Future Cadets

Women in the Corps of Cadets

Women undergo the same leader development and education program and are treated the same as men in the Corps. Women have held every rank in the Corps of Cadets from private to colonel. Approximately 10% of the Corps of Cadets are women (70-80 Cadets). Women room with other women in the same Cadet residence halls as male Cadets. Women have separate bathrooms.

Some of our women Cadets are highlighted below.


CPT Angel Tomkotomko

(August 2012) CPT Tomko, a 2007 North Georgia Graduate, currently serves as the officer in charge of 1st Infantry Division's female engagement teams (FETs) in Paktika Province, Afghanistan. CPT Tomko's FETs provide support and resources for women in Afghanistan by organizing women's shuras (councils) to discuss the needs and wants of the female population to better their way of life. FETs also conduct missions to render humanitarian aid to remote villages, teach drip bucket irrigation classes to women, and work to provide educational resources to children. CPT Tomko and other America servicewomen work diligently to help Afghan women gain literacy, safety and a way to provide for their families in the face of Taliban violence and oppression.


LT Kelli FoleyFoley

(January 2011) LT Foley graduated from North Georgia College & State University with a bachelor's degree in International Affairs and received her commission in December 2010 as a second lieutenant in the US Army (Engineer Corps). 

"I'm planning on staying in for the long haul. I want to get as much training and experience as I can," she said. "I'm interested in deploying. I don't want to miss that opportunity. This is our generation's opportunity to go to war ....I didn't want the ROTC experience like you're going to find at your standard college, where you go in uniform once or twice a week ... I wanted the 24-hour type of experience. That's what you're going to have on active duty, so you might as well get used to it."

Foley was a member of the Golden Eagle Band and rose through the ranks to become its leader. She also graduated as a Distinguished Military Student, a designation earned by those cadets who ranked in the top 20 percent on the National Order of Merit List.

While earning her degree in international affairs, Foley studied abroad in China and learned conversational Mandarin Chinese. She's hoping to use her degree and eventual military experience to spend a career in either civil affairs or psychological operations -- jobs that mean working with native peoples in their own countries.

"They're the people who are on the ground with the locals, and that's something I'm really interested in," she said.

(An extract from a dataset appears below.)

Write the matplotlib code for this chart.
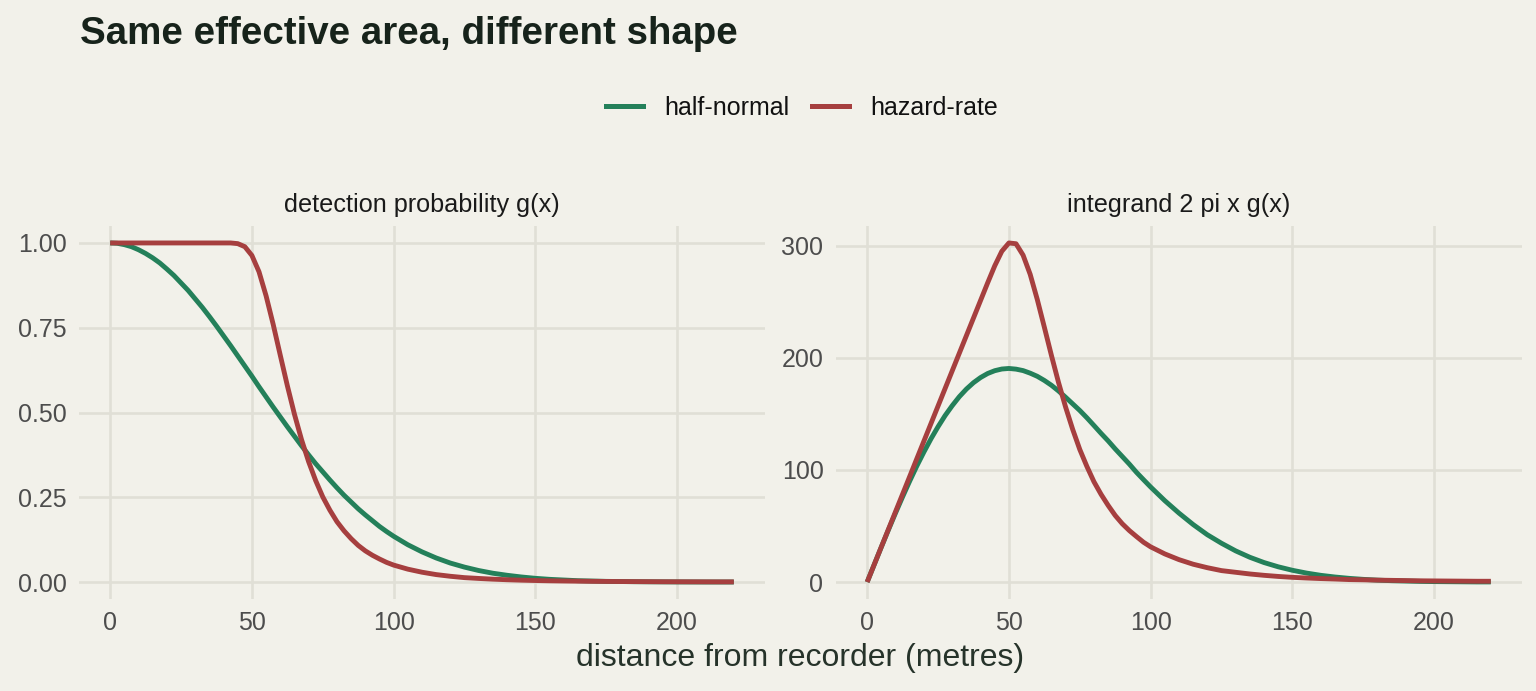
import numpy as np
import matplotlib
matplotlib.use("Agg")
import matplotlib.pyplot as plt
from matplotlib.lines import Line2D

# ---- data ----
distance = [0, 2.5, 5, 7.5, 10, 12.5, 15, 17.5, 20, 22.5, 25, 27.5, 30, 32.5, 35, 37.5,
            40, 42.5, 45, 47.5, 50, 52.5, 55, 57.5, 60, 62.5, 65, 67.5, 70, 72.5, 75, 77.5,
            80, 82.5, 85, 87.5, 90, 92.5, 95, 97.5, 100, 105, 110, 115, 120, 125, 130, 135,
            140, 145, 150, 155, 160, 165, 170, 175, 180, 185, 190, 195, 200, 205, 210, 215, 220]

g_half_normal = [1.000, 0.999, 0.995, 0.989, 0.980, 0.969, 0.956, 0.941, 0.923, 0.904, 0.882,
                 0.860, 0.835, 0.810, 0.783, 0.755, 0.726, 0.697, 0.667, 0.637, 0.607, 0.576,
                 0.546, 0.516, 0.487, 0.458, 0.430, 0.402, 0.375, 0.349, 0.325, 0.301, 0.278,
                 0.256, 0.236, 0.216, 0.198, 0.181, 0.164, 0.149, 0.135, 0.110, 0.089, 0.071,
                 0.056, 0.044, 0.034, 0.026, 0.020, 0.015, 0.011, 0.008, 0.006, 0.004, 0.003,
                 0.002, 0.0015, 0.001, 0.0007, 0.0005, 0.0003, 0.0002, 0.0001, 0.0001, 0.0001]

g_hazard_rate = [1.000, 1.000, 1.000, 1.000, 1.000, 1.000, 1.000, 1.000, 1.000, 1.000, 1.000,
                 1.000, 1.000, 1.000, 1.000, 1.000, 1.000, 1.000, 0.998, 0.989, 0.963, 0.915,
                 0.844, 0.760, 0.669, 0.579, 0.495, 0.420, 0.355, 0.299, 0.251, 0.212, 0.178,
                 0.151, 0.128, 0.108, 0.092, 0.079, 0.068, 0.058, 0.050, 0.038, 0.029, 0.022,
                 0.017, 0.013, 0.0106, 0.0085, 0.0068, 0.0055, 0.0045, 0.0037, 0.0031, 0.0026,
                 0.0021, 0.0018, 0.0015, 0.0013, 0.0011, 0.0009, 0.0008, 0.0007, 0.0006, 0.0005, 0.0005]

integrand_half_normal = [0, 15.7, 31.3, 46.6, 61.6, 76.1, 90.1, 103.5, 116.0, 127.8, 138.6, 148.6,
                         157.4, 165.4, 172.2, 177.9, 182.5, 186.1, 188.6, 190.1, 190.6, 190.0,
                         188.7, 186.4, 183.6, 179.9, 175.6, 170.5, 164.9, 159.0, 153.1, 146.6,
                         139.7, 132.7, 126.0, 118.8, 112.0, 105.2, 97.9, 91.3, 84.8, 72.6, 61.5,
                         51.3, 42.2, 34.6, 27.8, 22.1, 17.4, 13.6, 10.5, 8.0, 6.0, 4.5, 3.3, 2.4,
                         1.7, 1.2, 0.9, 0.6, 0.4, 0.3, 0.2, 0.1, 0.1]

integrand_hazard_rate = [0, 15.7, 31.4, 47.1, 62.8, 78.5, 94.2, 110.0, 125.7, 141.4, 157.1, 172.8,
                         188.5, 204.2, 219.9, 235.6, 251.3, 267.0, 282.2, 295.2, 302.6, 301.9,
                         291.7, 274.6, 252.2, 227.4, 202.2, 178.1, 156.1, 136.2, 118.3, 103.2,
                         89.5, 78.3, 68.4, 59.4, 52.0, 45.9, 40.6, 35.5, 31.4, 25.1, 20.0, 15.9,
                         12.8, 10.2, 8.7, 7.2, 6.0, 5.0, 4.2, 3.6, 3.1, 2.7, 2.2, 2.0, 1.7, 1.5,
                         1.3, 1.1, 1.0, 0.9, 0.8, 0.7, 0.7]

series_names = ["half-normal", "hazard-rate"]
panel_titles = ["detection probability g(x)", "integrand 2 pi x g(x)"]
x_ticks = [0, 50, 100, 150, 200]
y_ticks_left = [0.0, 0.25, 0.50, 0.75, 1.00]
y_ticks_right = [0, 100, 200, 300]

# ---- style ----
BG = "#F2F1EA"
GRID = "#E0DFD6"
C_HN = "#24805A"
C_HR = "#A63F3F"
plt.rcParams["font.family"] = ["Liberation Sans", "DejaVu Sans"]

W, H = 1536, 691
fig = plt.figure(figsize=(W / 100, H / 100), dpi=100, facecolor=BG)

def px_axes(x0, y0, x1, y1):
    return fig.add_axes([x0 / W, 1 - y1 / H, (x1 - x0) / W, (y1 - y0) / H])

ax1 = px_axes(79, 226, 765, 599)
ax2 = px_axes(836, 226, 1522, 599)

panels = [
    (ax1, g_half_normal, g_hazard_rate, y_ticks_left, lambda v: f"{v:.2f}"),
    (ax2, integrand_half_normal, integrand_hazard_rate, y_ticks_right, lambda v: f"{v:.0f}"),
]
for (ax, hn, hr, yt, fmt), title in zip(panels, panel_titles):
    ax.set_facecolor(BG)
    ax.plot(distance, hn, color=C_HN, lw=3.5, solid_capstyle="butt",
            solid_joinstyle="round", zorder=3)
    ax.plot(distance, hr, color=C_HR, lw=3.5, solid_capstyle="butt",
            solid_joinstyle="round", zorder=3)
    ax.set_xlim(-11, 231)
    ymax = max(max(hn), max(hr))
    ax.set_ylim(-0.05 * ymax, 1.05 * ymax)
    ax.set_xticks(x_ticks)
    ax.set_yticks(yt)
    ax.set_yticklabels([fmt(v) for v in yt])
    ax.grid(True, color=GRID, lw=1.9, zorder=0)
    ax.set_axisbelow(True)
    for s in ax.spines.values():
        s.set_visible(False)
    ax.tick_params(length=0, labelsize=18, labelcolor="#4D4D4D", pad=9)
    ax.set_title(title, fontsize=18.2, color="#1A1A1A", pad=10)

fig.text(80 / W, 1 - 34 / H, "Same effective area, different shape", fontsize=27.7,
         fontweight="bold", color="#17231B", ha="left", va="center")

fig.text(800 / W, 1 - 658 / H, "distance from recorder (metres)", fontsize=23,
         color="#26332A", ha="center", va="center")

handles = [Line2D([], [], color=C_HN, lw=3.6), Line2D([], [], color=C_HR, lw=3.6)]
leg = fig.legend(handles, series_names, loc="center", bbox_to_anchor=(802 / W, 1 - 108 / H),
                 ncol=2, frameon=False, fontsize=18, handlelength=1.5,
                 handletextpad=0.85, columnspacing=0.9)
for t in leg.get_texts():
    t.set_color("#111111")

fig.savefig("out.png", dpi=100, facecolor=BG)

Cadet Colonel Ashlie Shrewsbury

Cadet Colonel Ashlie Shrewsbury, the Commander of the Boar's Head Brigade for 2009-2010.  She was the first woman brigade commander in the history of the Corps of Cadets.  Ashlie majored in Spanish and attended the Defense Language Institute for Russian.  During her years as a Cadet, she was also a soldier in the Georgia Army National Guard on a full academic scholarship.  She graduated and commissioned as a military intelligence lieutenant in the National Guard in Summer 2010.